- [Task statement] Leave out the pictures and reproduce all of the data exactly.

- [Source data]
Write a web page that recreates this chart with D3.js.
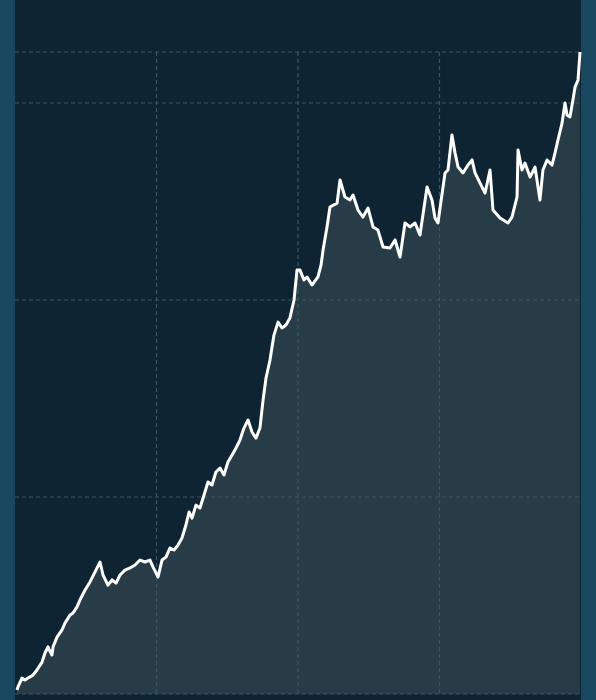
<!DOCTYPE html>
<html>
<head>
<meta charset="utf-8">
<script src="https://cdn.jsdelivr.net/npm/d3@7"></script>
<style>
  html, body { margin: 0; padding: 0; background: #1a4760; }
  svg { display: block; }
</style>
</head>
<body>
<svg id="chart" width="596" height="700"></svg>
<script>
// day index along the x axis (0..400)
const days = [1.4, 2.1, 4.9, 7.1, 9.2, 12.7, 15.5, 19.1, 21.2, 23.3, 26.1, 26.9, 29.7, 33.2, 35.3, 38.9, 41.0, 43.8, 45.9, 49.5,
  53.0, 56.5, 60.1, 62.2, 65.7, 68.6, 71.4, 74.2, 77.7, 81.3, 84.8, 88.3, 91.9, 95.4, 97.5, 101.1, 103.9, 106.7, 109.5, 112.4,
  115.2, 118.0, 120.8, 123.0, 125.1, 127.9, 130.7, 133.6, 136.4, 139.2, 142.0, 144.9, 147.7, 150.5, 153.4, 156.2, 159.0, 161.8, 164.7, 167.5,
  170.3, 173.1, 175.3, 177.4, 180.2, 183.0, 185.9, 188.7, 191.5, 194.3, 197.2, 199.3, 201.4, 204.2, 206.4, 209.9, 214.1, 216.3, 217.7, 220.5,
  222.6, 227.6, 229.7, 233.2, 236.7, 238.9, 242.4, 245.9, 249.5, 253.0, 256.5, 260.1, 265.0, 268.6, 272.1, 275.6, 279.2, 282.7, 286.2, 291.2,
  294.7, 296.8, 298.9, 303.9, 306.0, 308.8, 311.0, 313.1, 316.6, 320.1, 323.0, 325.1, 330.0, 332.2, 335.7, 337.8, 342.8, 348.4, 351.2, 354.8,
  355.5, 358.3, 360.4, 364.0, 367.5, 371.0, 373.1, 376.0, 379.5, 381.6, 383.7, 386.6, 388.7, 390.1, 392.2, 394.3, 395.8, 397.9, 399.3];

const values = [2.0, 3.6, 8.1, 7.1, 8.1, 9.6, 12.2, 16.2, 20.8, 23.9, 19.8, 23.9, 28.9, 32.5, 36.0, 40.1, 41.1, 44.2, 47.7, 52.8,
  56.9, 61.9, 67.0, 60.4, 55.3, 57.9, 56.3, 60.4, 62.9, 64.0, 65.5, 68.0, 67.0, 68.0, 64.5, 59.4, 68.0, 69.5, 74.1, 73.1,
  75.6, 79.2, 85.8, 92.4, 89.3, 95.9, 94.4, 101.0, 107.6, 106.1, 112.7, 114.7, 111.2, 117.8, 121.3, 124.9, 128.9, 135.0, 139.1, 133.0,
  129.9, 135.0, 149.2, 160.4, 169.5, 182.2, 188.8, 185.8, 187.3, 190.9, 200.0, 215.2, 215.2, 210.2, 211.7, 207.6, 211.7, 217.8, 225.4, 237.1,
  247.2, 249.2, 260.9, 252.3, 250.8, 253.3, 245.7, 242.1, 246.7, 237.1, 235.5, 226.9, 226.4, 230.5, 221.8, 239.1, 237.1, 239.1, 233.0, 257.4,
  250.8, 241.6, 239.1, 264.5, 266.0, 283.8, 274.6, 267.5, 264.5, 268.5, 271.1, 264.5, 257.4, 254.3, 266.0, 245.7, 241.6, 239.1, 242.1, 252.3,
  276.1, 266.0, 269.5, 262.4, 267.5, 250.8, 266.0, 271.1, 268.5, 274.6, 281.2, 289.8, 300.0, 293.9, 292.9, 301.5, 308.1, 311.7, 325.9];

const xTicks = [0, 100, 200, 300, 400];
const yTicks = [0, 100, 200, 300];

const data = days.map((d, i) => ({ x: d, y: values[i] }));

const svg = d3.select("#chart");
const width = +svg.attr("width"), height = +svg.attr("height");
const margin = { top: 52, right: 15, bottom: 6, left: 15 };
const plotWidth = width - margin.left - margin.right;
const plotHeight = height - margin.top - margin.bottom;

// dark panel between the two side strips
svg.append("rect")
  .attr("x", margin.left)
  .attr("y", 0)
  .attr("width", plotWidth)
  .attr("height", height)
  .attr("fill", "#0f2433");

const g = svg.append("g").attr("transform", `translate(${margin.left},${margin.top})`);

const x = d3.scaleLinear().domain([0, 400]).range([0, plotWidth]);
const y = d3.scaleLinear().domain([0, d3.max(values)]).range([plotHeight, 0]);

// area under the line
g.append("path")
  .datum(data)
  .attr("fill", "#283c47")
  .attr("d", d3.area().x(d => x(d.x)).y0(plotHeight).y1(d => y(d.y)));

// grid
const grid = g.append("g").attr("stroke", "#3a5566").attr("stroke-width", 1.2).attr("stroke-dasharray", "4,3");
grid.selectAll(".gx")
  .data(xTicks.slice(1, -1))
  .join("line")
  .attr("x1", d => x(d)).attr("x2", d => x(d))
  .attr("y1", 0).attr("y2", plotHeight);
grid.selectAll(".gy")
  .data(yTicks.concat([d3.max(values)]))
  .join("line")
  .attr("x1", 0).attr("x2", plotWidth)
  .attr("y1", d => y(d)).attr("y2", d => y(d));

// line
g.append("path")
  .datum(data)
  .attr("fill", "none")
  .attr("stroke", "#ffffff")
  .attr("stroke-width", 3)
  .attr("stroke-linejoin", "round")
  .attr("d", d3.line().x(d => x(d.x)).y(d => y(d.y)));
</script>
</body>
</html>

- [Correct output]
Write a web page that recreates this chart with D3.js.
<!DOCTYPE html>
<html>
<head>
<meta charset="utf-8">
<script src="https://cdn.jsdelivr.net/npm/d3@7"></script>
<style>
  html, body { margin: 0; padding: 0; background: #1a4760; }
  svg { display: block; }
</style>
</head>
<body>
<svg id="chart" width="596" height="700"></svg>
<script>
// day index along the x axis (0..400)
const days = [1.4, 2.1, 4.9, 7.1, 9.2, 12.7, 15.5, 19.1, 21.2, 23.3, 26.1, 26.9, 29.7, 33.2, 35.3, 38.9, 41.0, 43.8, 45.9, 49.5,
  53.0, 56.5, 60.1, 62.2, 65.7, 68.6, 71.4, 74.2, 77.7, 81.3, 84.8, 88.3, 91.9, 95.4, 97.5, 101.1, 103.9, 106.7, 109.5, 112.4,
  115.2, 118.0, 120.8, 123.0, 125.1, 127.9, 130.7, 133.6, 136.4, 139.2, 142.0, 144.9, 147.7, 150.5, 153.4, 156.2, 159.0, 161.8, 164.7, 167.5,
  170.3, 173.1, 175.3, 177.4, 180.2, 183.0, 185.9, 188.7, 191.5, 194.3, 197.2, 199.3, 201.4, 204.2, 206.4, 209.9, 214.1, 216.3, 217.7, 220.5,
  222.6, 227.6, 229.7, 233.2, 236.7, 238.9, 242.4, 245.9, 249.5, 253.0, 256.5, 260.1, 265.0, 268.6, 272.1, 275.6, 279.2, 282.7, 286.2, 291.2,
  294.7, 296.8, 298.9, 303.9, 306.0, 308.8, 311.0, 313.1, 316.6, 320.1, 323.0, 325.1, 330.0, 332.2, 335.7, 337.8, 342.8, 348.4, 351.2, 354.8,
  355.5, 358.3, 360.4, 364.0, 367.5, 371.0, 373.1, 376.0, 379.5, 381.6, 383.7, 386.6, 388.7, 390.1, 392.2, 394.3, 395.8, 397.9, 399.3];

const values = [2.0, 3.6, 8.1, 7.1, 8.1, 9.6, 12.2, 16.2, 20.8, 23.9, 19.8, 23.9, 28.9, 32.5, 36.0, 40.1, 41.1, 44.2, 47.7, 52.8,
  56.9, 61.9, 67.0, 60.4, 55.3, 57.9, 56.3, 60.4, 62.9, 64.0, 65.5, 68.0, 67.0, 68.0, 64.5, 59.4, 68.0, 69.5, 74.1, 73.1,
  75.6, 79.2, 85.8, 92.4, 89.3, 95.9, 94.4, 101.0, 107.6, 106.1, 112.7, 114.7, 111.2, 117.8, 121.3, 124.9, 128.9, 135.0, 139.1, 133.0,
  129.9, 135.0, 149.2, 160.4, 169.5, 182.2, 188.8, 185.8, 187.3, 190.9, 200.0, 215.2, 215.2, 210.2, 211.7, 207.6, 211.7, 217.8, 225.4, 237.1,
  247.2, 249.2, 260.9, 252.3, 250.8, 253.3, 245.7, 242.1, 246.7, 237.1, 235.5, 226.9, 226.4, 230.5, 221.8, 239.1, 237.1, 239.1, 233.0, 257.4,
  250.8, 241.6, 239.1, 264.5, 266.0, 283.8, 274.6, 267.5, 264.5, 268.5, 271.1, 264.5, 257.4, 254.3, 266.0, 245.7, 241.6, 239.1, 242.1, 252.3,
  276.1, 266.0, 269.5, 262.4, 267.5, 250.8, 266.0, 271.1, 268.5, 274.6, 281.2, 289.8, 300.0, 293.9, 292.9, 301.5, 308.1, 311.7, 325.9];

const xTicks = [0, 100, 200, 300, 400];
const yTicks = [0, 100, 200, 300];

const data = days.map((d, i) => ({ x: d, y: values[i] }));

const svg = d3.select("#chart");
const width = +svg.attr("width"), height = +svg.attr("height");
const margin = { top: 52, right: 15, bottom: 6, left: 15 };
const plotWidth = width - margin.left - margin.right;
const plotHeight = height - margin.top - margin.bottom;

// dark panel between the two side strips
svg.append("rect")
  .attr("x", margin.left)
  .attr("y", 0)
  .attr("width", plotWidth)
  .attr("height", height)
  .attr("fill", "#0f2433");

const g = svg.append("g").attr("transform", `translate(${margin.left},${margin.top})`);

const x = d3.scaleLinear().domain([0, 400]).range([0, plotWidth]);
const y = d3.scaleLinear().domain([0, d3.max(values)]).range([plotHeight, 0]);

// area under the line
g.append("path")
  .datum(data)
  .attr("fill", "#283c47")
  .attr("d", d3.area().x(d => x(d.x)).y0(plotHeight).y1(d => y(d.y)));

// grid
const grid = g.append("g").attr("stroke", "#3a5566").attr("stroke-width", 1.2).attr("stroke-dasharray", "4,3");
grid.selectAll(".gx")
  .data(xTicks.slice(1, -1))
  .join("line")
  .attr("x1", d => x(d)).attr("x2", d => x(d))
  .attr("y1", 0).attr("y2", plotHeight);
grid.selectAll(".gy")
  .data(yTicks.concat([d3.max(values)]))
  .join("line")
  .attr("x1", 0).attr("x2", plotWidth)
  .attr("y1", d => y(d)).attr("y2", d => y(d));

// line
g.append("path")
  .datum(data)
  .attr("fill", "none")
  .attr("stroke", "#ffffff")
  .attr("stroke-width", 3)
  .attr("stroke-linejoin", "round")
  .attr("d", d3.line().x(d => x(d.x)).y(d => y(d.y)));
</script>
</body>
</html>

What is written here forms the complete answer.